Humus is an essential layer, replenishing the dirt’s nutrients lost during the previous spring and summer. It is the layer that makes possible the promised explosion of new life that comes with spring. It is the gift from the forest back to the earth, offering thanks for another year of shared existence. Humus, as Parker Palmer reminds us above, is also the source of our English word humility.

Humility is that posture of willfully lowering ourselves to be broken down, making us available to be used for some greater purpose.
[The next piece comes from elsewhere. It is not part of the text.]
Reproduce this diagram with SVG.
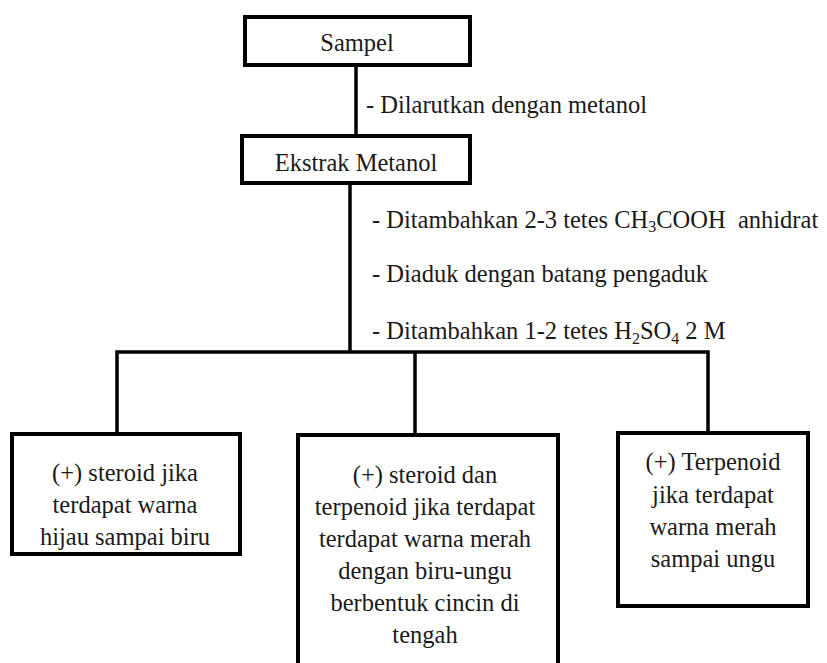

Like leaves broken down to be used for the next spring’s rebirth, so too, we must willingly prepare to be broken down so that we might be used to make something greater than ourselves.

The writer of Luke’s gospel tells a story marking the significance of humility’s role in establishing a proper relationship, a relationship evidenced through divergent postures in prayer.  The author writes:

[Jesus] also told this parable to some who trusted in themselves that they were righteous and regarded others with contempt:  “Two men went up to the temple to pray, one a Pharisee and the other a tax collector.  The Pharisee, standing by himself, was praying thus, ‘God, I thank you that I am not like other people: thieves, rogues, adulterers, and even like this tax collector.  I fast twice a week; l give a tenth of all my income.’  But the tax collector, standing far off, would not even look up to heaven, but was beating his breast and saying, ‘God, be merciful to me, a sinner!’  I tell you, this man went down to his home justified rather than the other; for all who exalt themselves will be humbled, but all who humble themselves will be exalted.”  (Luke 18:9-14)

Notice in the narrative from Luke’s gospel the prominent roles given to the two men’s postures.  The Pharisee prays, we may assume, using a standard prayer posture of the day, with his head raised up.  The tax collector prays, as the story deliberately points out, with his head down.  And, as is the case with most of the gospel stories, the narrative’s power is revealed in the dramatic reversal contained in Jesus’ summary.  Jesus declares that the sinful tax collector is righteous—i.e., in right relationship with God—while the self-righteous Pharisee is not.  More than this prayer posture evidencing right relationship, the story reminds us that our self-loathing—embodied in the tax collector—and self-righteousness—embodied in the Pharisee—might, also, lead to physical separation, a separation that is unnecessary.

Consider how both men separate from each other and others who have gathered for prayer.  The Pharisee stands alone and the tax collector stands alone.  For different reasons, they stand apart, positioning themselves apart from each other, from others, and from God.  This story is but a reminder, as Luke tells it, that the proper posture of our lives is not separation from anyone.  The Pharisee is separate because his self-righteousness, he believes, demands it.  And, the tax collector, believes himself to be separate from God, while in reality he is not according to Jesus’ judgment.

Ideas and images of posture and prayer, right-standing and proper relationship weave in and out through this story, tying together both men with a narrative thread suggesting that what God intends is not separation because of excessive humility or excessive righteousness but an eternal binding to God and each other because that is God’s hope, God’s desire.  The witness of the story and the entire gospel account offered by Luke is that all of humanity is bound together because of our common origin and destiny in the Divine.  Jesus’ life and work in the gospel is meant to stand as a witness to this binding character of God’s gracious intentions for us all.

As we consider this story from Luke’s gospel, may we each remember to foster communities of wholeness, a wholeness that requires some change in each of us.  Like the Pharisee, may we be broken down from our occasions of self-righteousness—I include myself, here.  Like the tax collector, may we spring to new life when reminded that our lives are of infinite value and worth even when we sometime are told and believe otherwise—I include myself, here, too. In the end, may we all find ourselves bound together in love, a love that weaves us together in a single garment of compassion, faith, wisdom, justice, and courage.  May this garment of love break us down and build us back up, all the while holding us close.

Have a great week and see you along the way.